I'm not sure why you wrote "can't feel love". The point I'm trying to make is that maybe he can feel love but for whatever reason he's shut down or is unable to deal with certain emotions at times. Or maybe I'm just a bit sensitive to words like "can't". lol
Hi there! Sorry for the late response...I only just noticed your post today. I used the word "can't" in that way because that was what I read in an article about PTSD. I know every case is different and that some people feel love more than others. Also, I think the inability to feel love or other things is only a temporary state. I can understand why you might be sensitive to that question and why it might sound harsh. Sorry about that. I didn't mean to offend. I also asked because of how emotionless my now ex-boyfriend seemed to me.
When we were together he treated me wonderfully and did things that I consider loving, like giving me flowers, taking me out to eat and always insisting on paying, and opening the car door for me, even when we were just in our comfy clothes and heading to the grocery store (I found that so sweet and endearing). He would text me regularly, calling me beautiful and giving me compliments (mostly by text). One time something too personal to go into happened between us and afterward he told me that he felt like it was a breakthrough in our relationship. He also talked about another thing between us as building intimacy and closeness, so I know he wanted that with me.

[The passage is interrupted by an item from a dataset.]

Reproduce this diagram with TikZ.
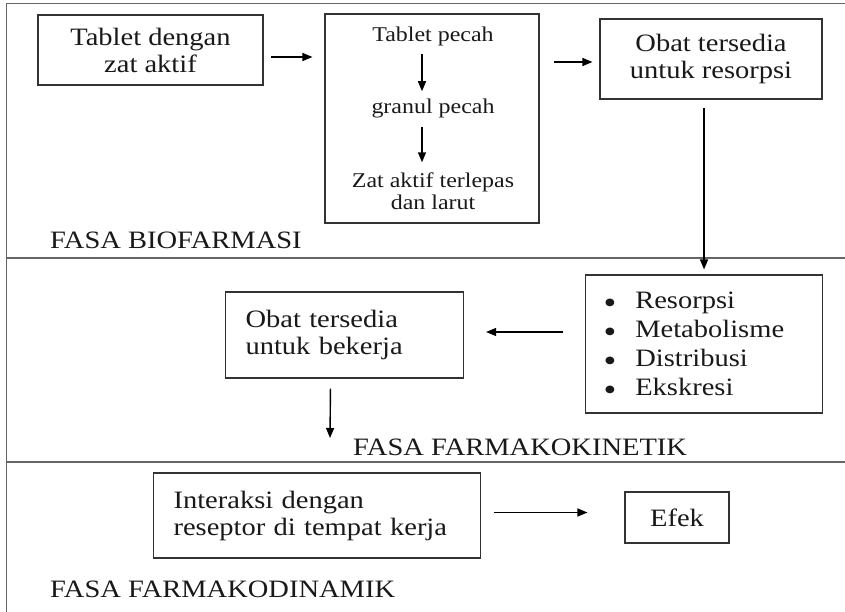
\documentclass[tikz,border=0pt]{standalone}
\usepackage{fontspec}
\setmainfont{Liberation Serif}[FakeStretch=1.14]
\usetikzlibrary{arrows.meta}
\usetikzlibrary{positioning}

\newcommand{\bigdot}{\smash{\raisebox{-5pt}{\fontsize{32}{27}\selectfont\textbullet}}\hspace{19pt}}

\tikzset{
  frameline/.style={draw=black!60,line width=1.6pt},
  box/.style={draw=black!80,line width=1.1pt,inner sep=0pt,text=black!90,font=\fontsize{25}{27}\selectfont},
  smalltxt/.style={inner sep=0pt,text=black!90,font=\fontsize{21}{22}\selectfont,align=center},
  fasa/.style={inner sep=0pt,text=black!90,font=\fontsize{25}{27}\selectfont,anchor=base west},
  arr/.style={-{Triangle[length=10pt,width=8pt]},line width=1.4pt,black}
}

\begin{document}
\begin{tikzpicture}[x=1pt,y=-1pt]
\useasboundingbox (0,0) rectangle (845,612);
\fill[white] (0,0) rectangle (845,612);

\draw[frameline] (6.5,3.5) -- (845,3.5);
\draw[frameline] (6.5,3.5) -- (6.5,612);
\draw[frameline] (6.5,258) -- (845,258);
\draw[frameline] (6.5,462) -- (845,462);

\node[box,minimum width=225,minimum height=70,align=center] (b1) at (150.5,50) {Tablet dengan\\zat aktif};
\node[box,minimum width=214,minimum height=209] (b2) at (432,118.5) {};
\node[smalltxt] (tp) at (433,36) {Tablet pecah};
\node[smalltxt] (gp) at (433,108) {granul pecah};
\node[smalltxt] (za) at (433,191) {Zat aktif terlepas\\dan larut};
\node[box,minimum width=222,minimum height=80,align=center] (b3) at (711,59) {Obat tersedia\\untuk resorpsi};
\node[fasa] (f1) at (50,248) {FASA BIOFARMASI};

\node[box,anchor=west,text width=201,minimum height=138,inner xsep=18,align=left,font=\fontsize{25}{29}\selectfont] (b4) at (585,344)
  {\bigdot Resorpsi\\\bigdot Metabolisme\\\bigdot Distribusi\\\bigdot Ekskresi};
\node[box,anchor=west,text width=198,minimum height=86,inner xsep=20,align=left] (b5) at (225,335)
  {Obat tersedia\\untuk bekerja};
\coordinate (k) at (330,438);
\node[fasa] (f2) at (353,455) {FASA FARMAKOKINETIK};

\node[box,anchor=west,text width=287,minimum height=85,inner xsep=20,align=left] (b6) at (153,515.5)
  {Interaksi dengan\\reseptor di tempat kerja};
\node[box,minimum width=104,minimum height=51] (b7) at (677,517.5) {Efek};
\node[fasa] (f3) at (50,597) {FASA FARMAKODINAMIK};

\draw[arr,shorten <=7pt,shorten >=12pt] ([yshift=-7pt]b1.east) -- ([yshift=-7pt]b1.east -| b2.west);
\draw[arr,shorten <=8pt,shorten >=7pt] ([xshift=-11pt]tp.south) -- ([xshift=-11pt]gp.north);
\draw[arr,shorten <=9pt,shorten >=10pt] ([xshift=-11pt]gp.south) -- ([xshift=-11pt]za.north);
\draw[arr,shorten <=14pt,shorten >=7pt] ([yshift=-3pt]b3.west -| b2.east) -- ([yshift=-3pt]b3.west);
\draw[arr,shorten <=8pt,shorten >=5pt] (b3.south -| b4.north) -- (b4.north);
\draw[arr,shorten <=22pt,shorten >=22pt] ([yshift=3pt]b5.east -| b4.west) -- ([yshift=3pt]b5.east);
\draw[arr,shorten <=10pt] ([xshift=-14pt]b5.south) -- (k);
\draw[arr,shorten <=13pt,shorten >=37pt] ([yshift=3pt]b6.east) -- ([yshift=3pt]b6.east -| b7.west);

\end{tikzpicture}
\end{document}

But even though he went through all the motions of a loving person, his face never showed a loving expression, not just toward me, but toward anyone. I never even saw him show that emotion on his face toward kids, even though he is a devoted father. He also never told me he loved me. I'm aware that it's possible that that's not because he has PTSD or can’t feel love, but because he didn't love me in particular.
But then I think about how he always comes back to me, even after we’ve been in relationships with other people. We’ve tried to have a relationship three different times now, plus some near misses in between. We never get past a couple months before he flees. It's torture, especially since he never gives me closure when he leaves. (I'm not trying to guilt anyone with PTSD by saying that. I do empathize with what he's going through and I know he's going through his own torture.) Also, he’s talked about how we relate to each other on so many different levels and have really interesting conversations. Plus, we have a ridiculously strong physical attraction for each other. So I feel like he either 1) did love me and was just so walled off emotionally out of fear of being hurt that he couldn’t show it; or 2) he would have loved me, but PTSD made him too numb to feel it.

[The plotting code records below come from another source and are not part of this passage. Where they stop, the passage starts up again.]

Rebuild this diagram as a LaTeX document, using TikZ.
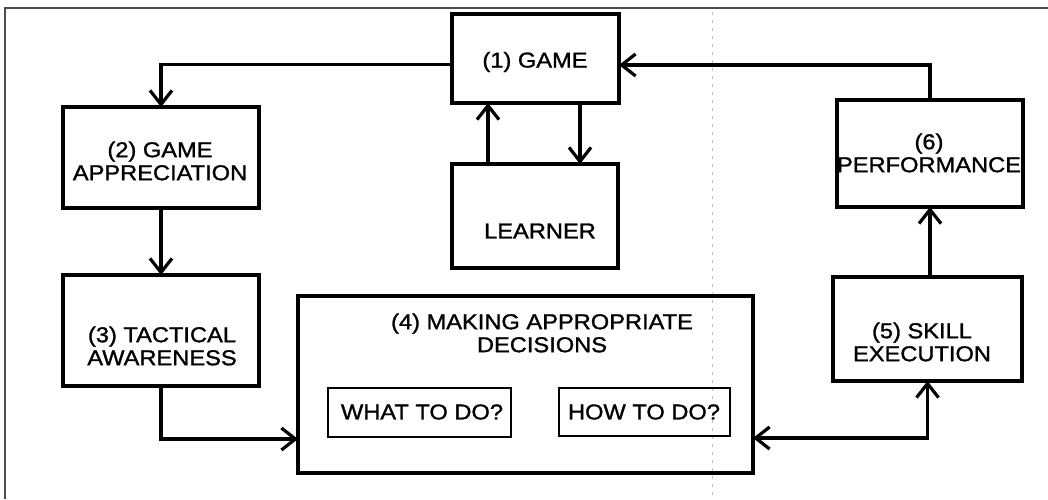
\documentclass[tikz,border=0pt]{standalone}
\usepackage{fontspec}
\setmainfont{Liberation Sans}[FakeStretch=1.1,FakeBold=1.3]
\usetikzlibrary{arrows.meta,calc}
\begin{document}
\begin{tikzpicture}[x=1pt,y=-1pt,
  box/.style={draw, line width=3.2pt, inner sep=0pt, outer sep=0pt},
  sbox/.style={draw, line width=2.8pt, inner sep=0pt, outer sep=0pt},
  txt/.style={font=\fontsize{21.5}{23}\selectfont, align=center, inner sep=0pt},
  arr/.style={line width=3.2pt, -{Straight Barb[length=14pt,width=22pt]}},
  darr/.style={line width=3.2pt, {Straight Barb[length=14pt,width=22pt]}-{Straight Barb[length=14pt,width=22pt]}}]
\useasboundingbox (0,0) rectangle (1048,499);
% frame
\draw[line width=1.4pt, black!70] (5,499) -- (5,8) -- (1048,8);
\draw[line width=0.6pt, black!25, dash pattern=on 3pt off 5pt] (712,12) -- (712,499);
% boxes
\node[box, minimum width=167pt, minimum height=89pt] (g1) at (535.5,58.5) {};
\node[box, minimum width=166pt, minimum height=104pt] (L) at (535,216) {};
\node[box, minimum width=196pt, minimum height=101pt] (g2) at (161,157.5) {};
\node[box, minimum width=196pt, minimum height=111pt] (g3) at (161,330.5) {};
\node[box, minimum width=455pt, minimum height=177pt] (g4) at (525.5,384.5) {};
\node[sbox, minimum width=183pt, minimum height=49pt] (what) at (419.5,412.5) {};
\node[sbox, minimum width=171pt, minimum height=48pt] (how) at (644.5,412) {};
\node[box, minimum width=189pt, minimum height=104pt] (g5) at (927.5,329) {};
\node[box, minimum width=186pt, minimum height=107pt] (g6) at (930,153.5) {};
% texts
\node[txt] (t1) at (535,62) {(1) GAME};
\node[txt] (tL) at (540,231) {LEARNER};
\node[txt] (t2) at (160,161) {(2) GAME\\APPRECIATION};
\node[txt] (t3) at (162,346) {(3) TACTICAL\\AWARENESS};
\node[txt] (t4) at (542,333) {(4) MAKING APPROPRIATE\\DECISIONS};
\node[txt] (tw) at (422,412) {WHAT TO DO?};
\node[txt] (th) at (644,412) {HOW TO DO?};
\node[txt] (t5) at (922,342) {(5) SKILL\\EXECUTION};
\node[txt] (t6) at (929,153) {(6)\\PERFORMANCE};
% connectors
\draw[arr] ([yshift=-6pt]g1.west) -| (g2.north);
\draw[arr] (g2.south) -- (g3.north);
\draw[arr] (g3.south) |- ([yshift=-54.5pt]g4.west);
\draw[darr] ([yshift=-53.5pt]g4.east) -| (g5.south);
\draw[arr] (g5.north -| g6.south) -- (g6.south);
\draw[arr] (g6.north) |- ([yshift=-6.5pt]g1.east);
\draw[arr] ([xshift=-47pt]L.north) -- ([xshift=-47.5pt]g1.south);
\draw[arr] ([xshift=44.5pt]g1.south) -- ([xshift=45pt]L.north);
\end{tikzpicture}
\end{document}
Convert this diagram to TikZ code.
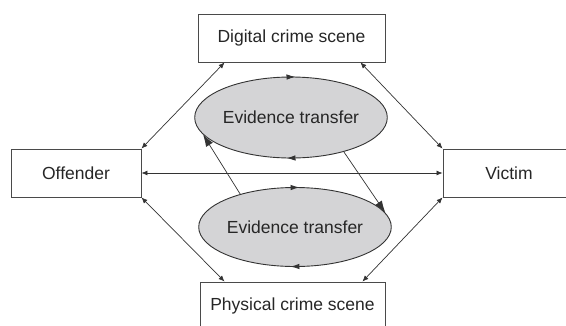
\documentclass[tikz,border=0pt]{standalone}
\usepackage{fontspec}
\setmainfont{Liberation Sans}
\usetikzlibrary{positioning, arrows.meta, shapes.geometric, decorations.markings}
\definecolor{linegray}{HTML}{333333}
\definecolor{boxgray}{HTML}{4A4A4A}
\definecolor{transfergray}{HTML}{D4D4D6}
\newcommand{\linkarrow}{{Latex[length=6pt,width=5pt]}-{Latex[length=6pt,width=5pt]}}
\newcommand{\transferarrow}{-{Latex[length=12pt,width=8pt]}}
\tikzset{
  scene/.style={draw=boxgray, line width=0.9pt, inner sep=0pt, minimum height=48pt,
    font=\fontsize{17.5}{20}\selectfont, text=black!85},
  transfer/.style={ellipse, draw=linegray, line width=0.9pt, fill=transfergray, inner sep=0pt,
    font=\fontsize{17.5}{20}\selectfont, text=black!85,
    postaction={decorate, decoration={markings,
      mark=at position 0.26 with {\arrow{Latex[length=9pt,width=5.5pt,reversed]}},
      mark=at position 0.76 with {\arrow{Latex[length=9pt,width=5.5pt,reversed]}}}}},
  link/.style={draw=linegray, line width=0.7pt}
}

\begin{document}
\begin{tikzpicture}[x=1pt, y=-1pt]
  \useasboundingbox (0,0) rectangle (566,325);
  \clip (0,0) rectangle (566,325);
  \node[scene, minimum width=187pt] (digital) at (291.5,38) { Digital crime scene };
  \node[scene, minimum width=130pt] (offender) at (76,173) { Offender };
  \node[scene, minimum width=132pt] (victim) at (509,173) { Victim };
  \node[scene, minimum width=185pt] (physical) at (292.5,306) { Physical crime scene };
  \node[transfer, minimum width=181pt, minimum height=81pt] (uppertransfer) at (291,117.5) { Evidence transfer };
  \node[transfer, minimum width=178pt, minimum height=79pt] (lowertransfer) at (295,227) { Evidence transfer };
  \draw[link, \linkarrow] (offender.east) -- (victim.west);
  \draw[link, \linkarrow] ([xshift=27pt]digital.south west) -- (offender.north east);
  \draw[link, \linkarrow] ([xshift=-25pt]digital.south east) -- (victim.north west);
  \draw[link, \linkarrow] (offender.south east) -- ([xshift=25pt]physical.north west);
  \draw[link, \linkarrow] (victim.south west) -- ([xshift=-23pt]physical.north east);
  \draw[link, \transferarrow] (lowertransfer.149.8) -- (uppertransfer.191.5);
  \draw[link, \transferarrow] (uppertransfer.-33.3) -- (lowertransfer.9.5);
\end{tikzpicture}
\end{document}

The only emotion I’ve seen on his face is annoyance or anger. Other than that he looks far away and sometimes robotic. I’ve never seen sadness, fear, surprise or love except for a couple times when I caught a glimpse of joy/excitement/(love?) and was so excited. I sure wish it had lasted more than a second. :')

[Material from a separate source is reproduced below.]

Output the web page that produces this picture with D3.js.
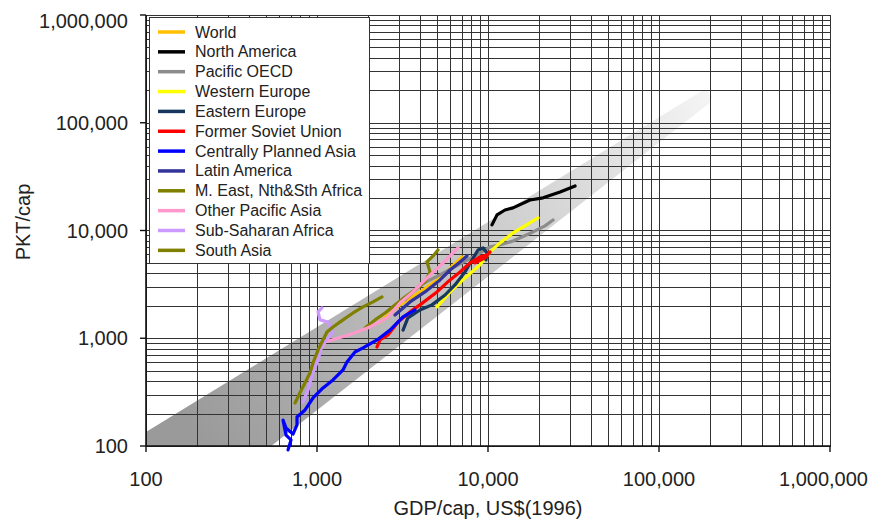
<!DOCTYPE html>
<html>
<head>
<meta charset="utf-8">
<script src="https://cdn.jsdelivr.net/npm/d3@7"></script>
<style>
body { margin: 0; background: #fff; }
svg { display: block; }
text { font-family: Arial, "Liberation Sans", sans-serif; fill: #222; }
</style>
</head>
<body>
<svg id="chart" width="878" height="521"></svg>
<script>
// series: [GDP/cap, PKT/cap]
var world = [[2336,1417],[3055,2040],[4000,2690],[5240,3630],[7050,5690]];
var northAmerica = [[10550,11270],[11290,13960],[12570,15500],[14000,16220],[17600,19200],[21000,20100],[26400,22800],[32300,25900]];
var pacificOecd = [[3270,2270],[4000,3125],[5240,3870],[6860,4900],[8400,5810],[10280,7040],[11750,7350],[14000,8000],[18330,9700],[21550,11030],[24000,12500]];
var westernEurope = [[5030,1953],[6000,2690],[7340,3630],[8980,4800],[10280,6330],[11750,7670],[14000,9500],[16450,11030],[19600,13090]];
var easternEurope = [[3185,1190],[3400,1543],[4000,1830],[4700,2040],[5610,2520],[6410,3125],[7340,4130],[8060,5330],[8740,6590],[9350,6890],[9870,6200],[9730,5330]];
var formerSoviet = [[2244,830],[2336,964],[2600,1073],[2977,1417],[3500,1755],[4000,2040],[5030,2690],[6000,3480],[6860,4130],[7850,5000],[8980,5690],[9870,5930],[10280,6330],[9600,5570],[8400,5000]];
var centralAsia = [[677,92],[705,114],[659,126],[633,174],[659,147],[724,129],[764,157],[764,186],[851,216],[948,279],[1084,346],[1240,410],[1419,508],[1497,603],[1668,746],[1858,813],[2244,964],[2672,1190],[3185,1578],[3745,1830]];
var latinAmerica = [[2858,1645],[3500,2173],[4280,2690],[5240,3480],[6000,4300],[6860,5110],[7540,5810]];
var middleEast = [[1909,1247],[2183,1480],[2500,1717],[2858,2040],[3270,2417],[3745,2810],[4280,3333],[4580,4130],[4400,5110],[4770,5810],[5100,6590]];
var otherPacAsia = [[910,410],[948,530],[1042,776],[1114,924],[1274,986],[1458,1050],[1714,1144],[2042,1273],[2567,1543],[3055,2127],[3641,2690],[4280,3480],[5240,4690],[6000,5810],[6680,6890]];
var subSahara = [[828,256],[886,331],[935,456],[1014,628],[1069,867],[1159,1000],[1240,1144],[1159,1417],[1042,1480],[1014,1755],[1069,1910]];
var southAsia = [[744,251],[794,311],[910,476],[948,590],[1014,776],[1084,964],[1144,1144],[1240,1273],[1419,1480],[1624,1717],[1858,1953],[2125,2173],[2400,2417]];

var names = ['World','North America','Pacific OECD','Western Europe','Eastern Europe','Former Soviet Union','Centrally Planned Asia','Latin America','M. East, Nth&Sth Africa','Other Pacific Asia','Sub-Saharan Africa','South Asia'];
var colors = ['#ffc000','#000000','#8c8c8c','#ffff00','#17375e','#ff0000','#0000ff','#333399','#808000','#ff99cc','#cc99ff','#7f7f00'];
var series = [world, northAmerica, pacificOecd, westernEurope, easternEurope, formerSoviet, centralAsia, latinAmerica, middleEast, otherPacAsia, subSahara, southAsia];

// grey trend band
var band = [[100,100],[100,135],[185000,205000],[205000,175000],[195000,150000],[540,100]];

var decades = [100, 1000, 10000, 100000, 1000000];

var svg = d3.select('#chart');

var x = d3.scaleLog().domain([100, 1000000]).range([146, 830]);
var y = d3.scaleLog().domain([100, 1000000]).range([446, 15]);

var defs = svg.append('defs');
defs.append('clipPath').attr('id', 'plot')
    .append('rect').attr('x', 146).attr('y', 15).attr('width', 684).attr('height', 431);

var grad = defs.append('linearGradient').attr('id', 'bandFill')
    .attr('gradientUnits', 'userSpaceOnUse')
    .attr('x1', 200).attr('y1', 440).attr('x2', 710).attr('y2', 90);
grad.append('stop').attr('offset', 0).attr('stop-color', '#9a9a9a');
grad.append('stop').attr('offset', 0.4).attr('stop-color', '#bdbdbd');
grad.append('stop').attr('offset', 0.75).attr('stop-color', '#dcdcdc');
grad.append('stop').attr('offset', 1).attr('stop-color', '#f5f5f5');

svg.append('path')
    .attr('clip-path', 'url(#plot)')
    .attr('d', d3.line().x(function (d) {return x(d[0])}).y(function (d) {return y(d[1])}).curve(d3.curveLinearClosed)(band))
    .attr('fill', 'url(#bandFill)');

// grid
svg.append('g').selectAll('line')
    .data(x.ticks())
    .enter()
    .append('line')
    .attr('x1', function (d) {return Math.round(x(d)) + 0.5})
    .attr('x2', function (d) {return Math.round(x(d)) + 0.5})
    .attr('y1', 15).attr('y2', 446)
    .attr('stroke', '#333').attr('stroke-width', 1);

svg.append('g').selectAll('line')
    .data(y.ticks())
    .enter()
    .append('line')
    .attr('y1', function (d) {return Math.round(y(d)) + 0.5})
    .attr('y2', function (d) {return Math.round(y(d)) + 0.5})
    .attr('x1', 146).attr('x2', 830)
    .attr('stroke', '#333').attr('stroke-width', 1);

// axes
svg.append('line').attr('x1', 146).attr('x2', 146).attr('y1', 15).attr('y2', 446)
    .attr('stroke', '#111').attr('stroke-width', 1.6);
svg.append('line').attr('x1', 146).attr('x2', 831).attr('y1', 446).attr('y2', 446)
    .attr('stroke', '#111').attr('stroke-width', 1.6);

var fmt = d3.format(',');

svg.append('g').selectAll('line')
    .data(decades)
    .enter()
    .append('line')
    .attr('x1', function (d) {return x(d)}).attr('x2', function (d) {return x(d)})
    .attr('y1', 446).attr('y2', 452)
    .attr('stroke', '#111').attr('stroke-width', 1.4);

svg.append('g').selectAll('line')
    .data(decades)
    .enter()
    .append('line')
    .attr('y1', function (d) {return y(d)}).attr('y2', function (d) {return y(d)})
    .attr('x1', 140).attr('x2', 146)
    .attr('stroke', '#111').attr('stroke-width', 1.4);

svg.append('g').selectAll('text')
    .data(decades)
    .enter()
    .append('text')
    .attr('x', function (d) {return d === 1000000 ? 868 : x(d)})
    .attr('y', 486)
    .attr('text-anchor', function (d) {return d === 1000000 ? 'end' : 'middle'})
    .attr('font-size', 20)
    .text(function (d) {return fmt(d)});

svg.append('g').selectAll('text')
    .data(decades)
    .enter()
    .append('text')
    .attr('x', 128)
    .attr('y', function (d) {return y(d) + (d === 1000000 ? 13 : 7)})
    .attr('text-anchor', 'end')
    .attr('font-size', 20)
    .text(function (d) {return fmt(d)});

svg.append('text')
    .attr('x', 488).attr('y', 515)
    .attr('text-anchor', 'middle')
    .attr('font-size', 20)
    .text('GDP/cap, US$(1996)');

svg.append('text')
    .attr('transform', 'translate(30,222) rotate(-90)')
    .attr('text-anchor', 'middle')
    .attr('font-size', 20)
    .text('PKT/cap');

// series lines
var line = d3.line()
    .x(function (d) {return x(d[0])})
    .y(function (d) {return y(d[1])});

svg.append('g').selectAll('path')
    .data(series)
    .enter()
    .append('path')
    .attr('d', line)
    .attr('fill', 'none')
    .attr('stroke', function (d, i) {return colors[i]})
    .attr('stroke-width', 3.2)
    .attr('stroke-linejoin', 'round')
    .attr('stroke-linecap', 'round');

// legend
var legend = svg.append('g');
legend.append('rect')
    .attr('x', 149.5).attr('y', 17.5).attr('width', 220).attr('height', 246)
    .attr('fill', '#fff').attr('stroke', '#333').attr('stroke-width', 1);

var item = legend.selectAll('g.item')
    .data(names)
    .enter()
    .append('g')
    .attr('class', 'item')
    .attr('transform', function (d, i) {return 'translate(0,' + (32 + i * 19.85) + ')'});

item.append('line')
    .attr('x1', 158).attr('x2', 185)
    .attr('stroke', function (d, i) {return colors[i]})
    .attr('stroke-width', 3.5);

item.append('text')
    .attr('x', 195).attr('y', 5.5)
    .attr('font-size', 16)
    .text(function (d) {return d});
</script>
</body>
</html>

You’re right about the therapy. If we were still together, there are so many things I would have wanted to get answers to with the help of his therapist. He did his best to share things with me, but there were always missing pieces and I felt like I had to pull information out of him. I was also afraid to set him off by prying too much and his therapist might have helped me find the line.
Those are all good questions that I’d like to know the answer to myself. I would ask him if he’d talk to me. I often wonder what part of him is him and what part is PTSD since I met him when he already had it. He didn’t know he had it until after our first relationship. He got it from something that happened in his marriage several years prior. His wife was dishonest, very troubled, and caused him a lot of grief, but I don’t think she was abusive. However, even though his PTSD wasn’t attributed to his childhood, I wonder if his dad was abusive from things he’s said.
Thank you for your response and all that you shared. It’s very enlightening. I’m sorry about all the hard times you’ve had, but it’s wonderful how far you’ve come. Peace and love to you.